═════ GIVEN RECORDS

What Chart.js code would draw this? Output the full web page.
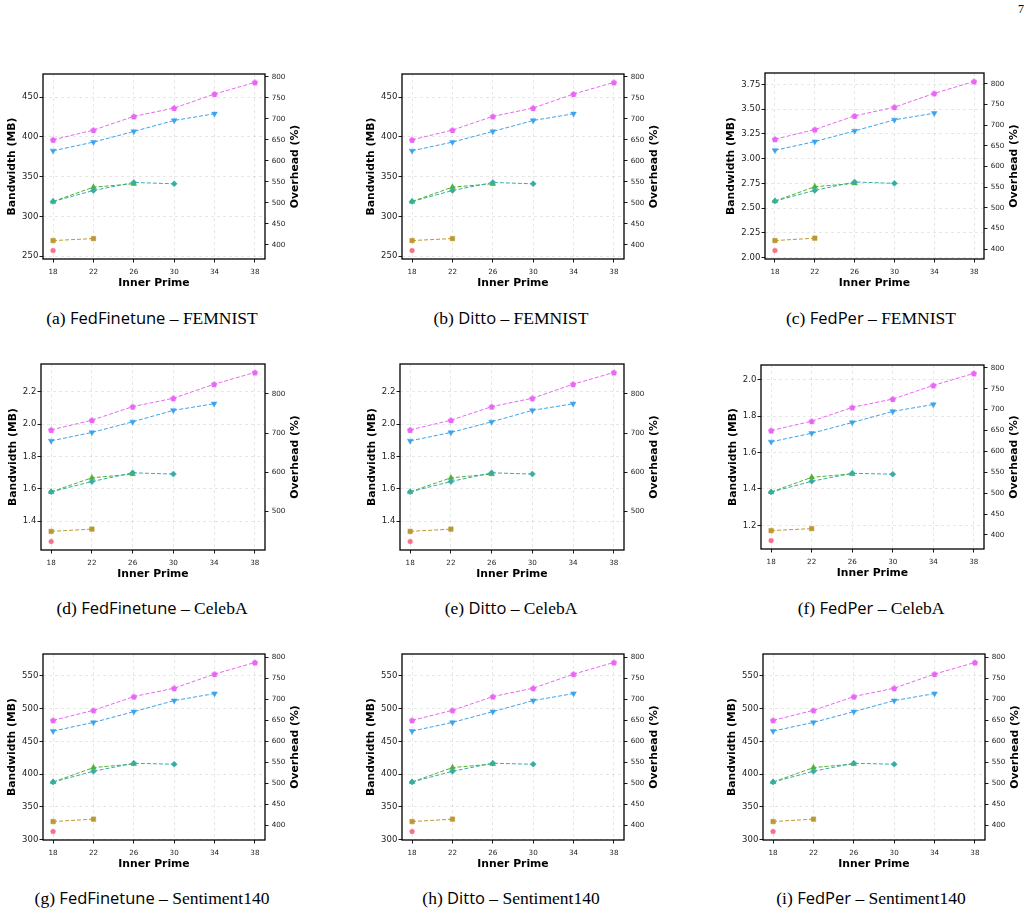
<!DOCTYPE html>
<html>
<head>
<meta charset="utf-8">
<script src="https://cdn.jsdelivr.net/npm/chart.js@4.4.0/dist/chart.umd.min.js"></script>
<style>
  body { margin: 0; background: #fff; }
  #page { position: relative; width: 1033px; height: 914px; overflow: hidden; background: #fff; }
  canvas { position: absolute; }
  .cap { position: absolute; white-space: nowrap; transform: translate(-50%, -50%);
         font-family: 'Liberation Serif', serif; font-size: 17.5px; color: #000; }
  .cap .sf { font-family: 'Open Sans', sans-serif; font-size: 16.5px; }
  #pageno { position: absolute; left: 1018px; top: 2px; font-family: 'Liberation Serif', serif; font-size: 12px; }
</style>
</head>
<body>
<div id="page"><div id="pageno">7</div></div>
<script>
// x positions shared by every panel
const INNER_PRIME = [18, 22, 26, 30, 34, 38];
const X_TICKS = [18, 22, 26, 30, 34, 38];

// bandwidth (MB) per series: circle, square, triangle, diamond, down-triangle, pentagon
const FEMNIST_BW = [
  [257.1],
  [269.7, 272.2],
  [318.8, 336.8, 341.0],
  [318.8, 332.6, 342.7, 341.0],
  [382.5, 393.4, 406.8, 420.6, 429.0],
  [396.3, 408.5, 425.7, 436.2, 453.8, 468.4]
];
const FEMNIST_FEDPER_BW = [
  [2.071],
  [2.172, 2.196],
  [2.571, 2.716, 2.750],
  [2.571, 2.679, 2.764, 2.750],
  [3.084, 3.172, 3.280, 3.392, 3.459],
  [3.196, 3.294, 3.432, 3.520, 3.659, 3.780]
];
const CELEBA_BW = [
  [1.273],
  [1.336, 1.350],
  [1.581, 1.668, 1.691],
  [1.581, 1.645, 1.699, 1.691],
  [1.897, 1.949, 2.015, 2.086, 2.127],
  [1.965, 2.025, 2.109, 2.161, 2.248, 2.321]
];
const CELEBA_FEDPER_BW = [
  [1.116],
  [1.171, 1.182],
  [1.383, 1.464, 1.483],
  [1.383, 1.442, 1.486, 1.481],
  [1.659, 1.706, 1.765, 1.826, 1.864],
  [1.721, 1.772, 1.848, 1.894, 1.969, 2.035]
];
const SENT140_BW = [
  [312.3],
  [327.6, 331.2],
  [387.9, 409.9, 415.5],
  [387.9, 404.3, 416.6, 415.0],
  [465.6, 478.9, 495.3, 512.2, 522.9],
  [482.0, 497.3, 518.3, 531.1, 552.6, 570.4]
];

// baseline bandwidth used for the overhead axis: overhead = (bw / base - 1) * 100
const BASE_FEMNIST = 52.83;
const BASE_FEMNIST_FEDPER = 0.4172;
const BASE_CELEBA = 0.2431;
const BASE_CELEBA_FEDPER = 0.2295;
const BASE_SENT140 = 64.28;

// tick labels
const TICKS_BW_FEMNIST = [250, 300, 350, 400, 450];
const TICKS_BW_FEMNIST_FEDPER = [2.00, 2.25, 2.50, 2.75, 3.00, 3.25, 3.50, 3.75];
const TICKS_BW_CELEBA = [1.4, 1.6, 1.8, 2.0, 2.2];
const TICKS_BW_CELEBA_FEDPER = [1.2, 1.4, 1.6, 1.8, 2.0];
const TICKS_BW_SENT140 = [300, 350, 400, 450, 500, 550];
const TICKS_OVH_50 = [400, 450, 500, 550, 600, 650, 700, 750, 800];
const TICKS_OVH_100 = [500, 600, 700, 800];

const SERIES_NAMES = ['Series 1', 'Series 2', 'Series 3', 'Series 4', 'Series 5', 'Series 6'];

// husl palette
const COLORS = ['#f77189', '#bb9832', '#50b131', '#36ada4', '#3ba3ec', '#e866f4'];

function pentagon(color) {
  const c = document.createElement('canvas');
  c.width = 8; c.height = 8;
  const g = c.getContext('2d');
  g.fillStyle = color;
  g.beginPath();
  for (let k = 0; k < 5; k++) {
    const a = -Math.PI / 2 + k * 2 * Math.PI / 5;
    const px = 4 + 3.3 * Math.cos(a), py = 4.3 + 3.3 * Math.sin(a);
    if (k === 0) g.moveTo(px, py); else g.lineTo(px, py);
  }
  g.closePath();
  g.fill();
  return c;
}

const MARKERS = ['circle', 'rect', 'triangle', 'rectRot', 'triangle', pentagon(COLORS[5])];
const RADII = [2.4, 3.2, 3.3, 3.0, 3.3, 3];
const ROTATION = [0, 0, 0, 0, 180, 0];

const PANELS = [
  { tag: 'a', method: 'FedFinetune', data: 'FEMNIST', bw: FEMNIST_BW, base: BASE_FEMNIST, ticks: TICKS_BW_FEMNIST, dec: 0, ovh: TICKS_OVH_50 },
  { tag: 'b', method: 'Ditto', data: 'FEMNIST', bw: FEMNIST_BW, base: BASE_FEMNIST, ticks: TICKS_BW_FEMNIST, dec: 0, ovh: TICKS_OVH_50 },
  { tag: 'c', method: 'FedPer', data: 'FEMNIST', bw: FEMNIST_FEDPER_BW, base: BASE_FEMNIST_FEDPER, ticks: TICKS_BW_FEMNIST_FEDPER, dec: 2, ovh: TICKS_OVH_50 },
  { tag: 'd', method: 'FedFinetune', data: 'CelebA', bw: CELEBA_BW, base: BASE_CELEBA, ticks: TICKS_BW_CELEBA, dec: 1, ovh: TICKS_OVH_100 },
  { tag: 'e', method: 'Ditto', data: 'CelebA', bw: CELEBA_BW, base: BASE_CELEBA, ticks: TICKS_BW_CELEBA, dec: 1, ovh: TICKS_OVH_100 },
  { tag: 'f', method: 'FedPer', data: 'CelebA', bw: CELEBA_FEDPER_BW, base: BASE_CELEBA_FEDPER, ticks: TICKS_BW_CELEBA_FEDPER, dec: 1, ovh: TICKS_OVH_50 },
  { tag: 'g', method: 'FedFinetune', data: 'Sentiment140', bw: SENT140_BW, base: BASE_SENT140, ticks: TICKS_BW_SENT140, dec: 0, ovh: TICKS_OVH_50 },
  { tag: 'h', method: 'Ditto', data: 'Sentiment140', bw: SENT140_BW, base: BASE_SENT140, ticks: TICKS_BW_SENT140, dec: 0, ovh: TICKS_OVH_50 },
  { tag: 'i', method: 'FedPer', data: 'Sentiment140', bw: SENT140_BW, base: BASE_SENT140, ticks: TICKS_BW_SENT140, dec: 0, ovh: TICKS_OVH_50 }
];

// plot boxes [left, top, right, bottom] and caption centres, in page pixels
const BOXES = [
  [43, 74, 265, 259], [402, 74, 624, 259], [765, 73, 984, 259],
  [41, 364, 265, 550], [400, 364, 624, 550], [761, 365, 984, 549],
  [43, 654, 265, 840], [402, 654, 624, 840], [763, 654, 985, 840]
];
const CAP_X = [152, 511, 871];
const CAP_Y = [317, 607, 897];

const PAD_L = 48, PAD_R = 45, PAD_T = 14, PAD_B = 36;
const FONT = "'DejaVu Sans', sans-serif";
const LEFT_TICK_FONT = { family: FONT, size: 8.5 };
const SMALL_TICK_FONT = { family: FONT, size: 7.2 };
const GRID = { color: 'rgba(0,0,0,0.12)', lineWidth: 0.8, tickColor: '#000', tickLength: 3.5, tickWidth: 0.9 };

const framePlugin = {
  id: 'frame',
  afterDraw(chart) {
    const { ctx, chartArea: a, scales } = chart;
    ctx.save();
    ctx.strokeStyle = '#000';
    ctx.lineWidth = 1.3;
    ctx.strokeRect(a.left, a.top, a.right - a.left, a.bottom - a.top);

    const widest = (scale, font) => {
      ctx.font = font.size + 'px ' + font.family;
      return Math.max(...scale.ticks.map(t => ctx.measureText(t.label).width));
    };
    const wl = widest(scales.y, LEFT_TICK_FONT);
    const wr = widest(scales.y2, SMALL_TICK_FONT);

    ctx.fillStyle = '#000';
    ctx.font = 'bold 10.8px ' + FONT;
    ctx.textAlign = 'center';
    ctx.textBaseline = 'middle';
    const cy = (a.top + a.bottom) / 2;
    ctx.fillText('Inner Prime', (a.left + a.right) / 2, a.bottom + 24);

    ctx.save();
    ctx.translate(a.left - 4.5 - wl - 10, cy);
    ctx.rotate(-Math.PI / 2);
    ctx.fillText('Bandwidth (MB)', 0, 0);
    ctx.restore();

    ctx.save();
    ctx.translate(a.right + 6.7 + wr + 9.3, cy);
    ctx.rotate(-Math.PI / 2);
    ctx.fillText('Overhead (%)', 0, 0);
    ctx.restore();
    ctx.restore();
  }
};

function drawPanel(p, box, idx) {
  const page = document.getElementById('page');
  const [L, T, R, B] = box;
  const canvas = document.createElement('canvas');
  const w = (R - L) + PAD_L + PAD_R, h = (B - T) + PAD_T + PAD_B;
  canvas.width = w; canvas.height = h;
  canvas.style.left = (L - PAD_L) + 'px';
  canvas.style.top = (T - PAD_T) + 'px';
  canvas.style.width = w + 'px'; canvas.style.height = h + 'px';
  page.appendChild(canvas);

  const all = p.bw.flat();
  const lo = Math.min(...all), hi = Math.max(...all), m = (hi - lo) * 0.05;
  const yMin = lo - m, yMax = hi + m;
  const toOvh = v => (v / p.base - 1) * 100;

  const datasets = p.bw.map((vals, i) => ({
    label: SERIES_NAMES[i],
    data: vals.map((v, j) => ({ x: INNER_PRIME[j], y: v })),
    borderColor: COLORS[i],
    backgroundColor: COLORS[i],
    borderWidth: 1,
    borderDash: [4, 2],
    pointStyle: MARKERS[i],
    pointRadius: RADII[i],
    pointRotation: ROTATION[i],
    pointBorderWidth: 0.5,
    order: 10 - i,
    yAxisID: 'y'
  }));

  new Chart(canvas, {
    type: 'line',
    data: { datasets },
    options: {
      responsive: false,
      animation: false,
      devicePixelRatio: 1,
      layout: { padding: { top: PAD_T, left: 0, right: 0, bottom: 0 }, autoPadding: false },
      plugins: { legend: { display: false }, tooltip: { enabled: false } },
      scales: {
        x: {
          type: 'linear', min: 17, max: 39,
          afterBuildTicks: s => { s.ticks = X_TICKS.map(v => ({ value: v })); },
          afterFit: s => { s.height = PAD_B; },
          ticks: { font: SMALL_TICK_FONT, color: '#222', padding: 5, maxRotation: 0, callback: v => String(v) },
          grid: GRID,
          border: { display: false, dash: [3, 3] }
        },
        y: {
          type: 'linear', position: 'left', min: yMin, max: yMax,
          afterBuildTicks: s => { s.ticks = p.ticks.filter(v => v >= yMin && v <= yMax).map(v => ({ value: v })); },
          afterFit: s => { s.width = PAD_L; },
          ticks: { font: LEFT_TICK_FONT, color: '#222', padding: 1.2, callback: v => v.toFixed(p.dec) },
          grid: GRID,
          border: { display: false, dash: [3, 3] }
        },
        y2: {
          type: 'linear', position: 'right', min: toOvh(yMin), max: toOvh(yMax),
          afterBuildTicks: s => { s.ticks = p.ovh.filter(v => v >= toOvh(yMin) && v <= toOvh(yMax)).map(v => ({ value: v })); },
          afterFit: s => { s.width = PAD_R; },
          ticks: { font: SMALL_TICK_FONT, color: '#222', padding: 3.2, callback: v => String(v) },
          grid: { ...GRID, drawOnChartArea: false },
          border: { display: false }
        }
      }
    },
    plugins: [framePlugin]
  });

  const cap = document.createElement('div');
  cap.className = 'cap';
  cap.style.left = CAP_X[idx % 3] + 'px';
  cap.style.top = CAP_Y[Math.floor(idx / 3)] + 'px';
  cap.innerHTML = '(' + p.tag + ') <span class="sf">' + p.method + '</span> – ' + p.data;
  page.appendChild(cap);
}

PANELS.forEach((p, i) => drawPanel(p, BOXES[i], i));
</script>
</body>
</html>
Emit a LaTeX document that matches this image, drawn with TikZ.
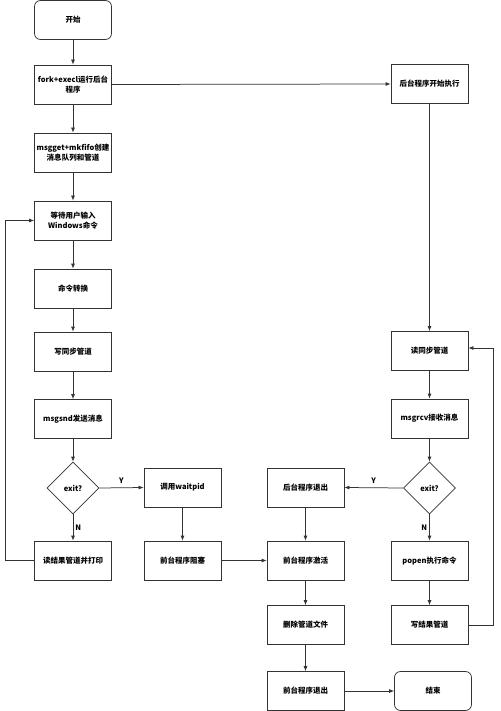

══════════

(TASK OBJECTIVE): Locate all lines in the listing above with the word "this". Copy them.

(REPLY TO THE EXERCISE):
What Chart.js code would draw this? Output the full web page.
Emit a LaTeX document that matches this image, drawn with TikZ.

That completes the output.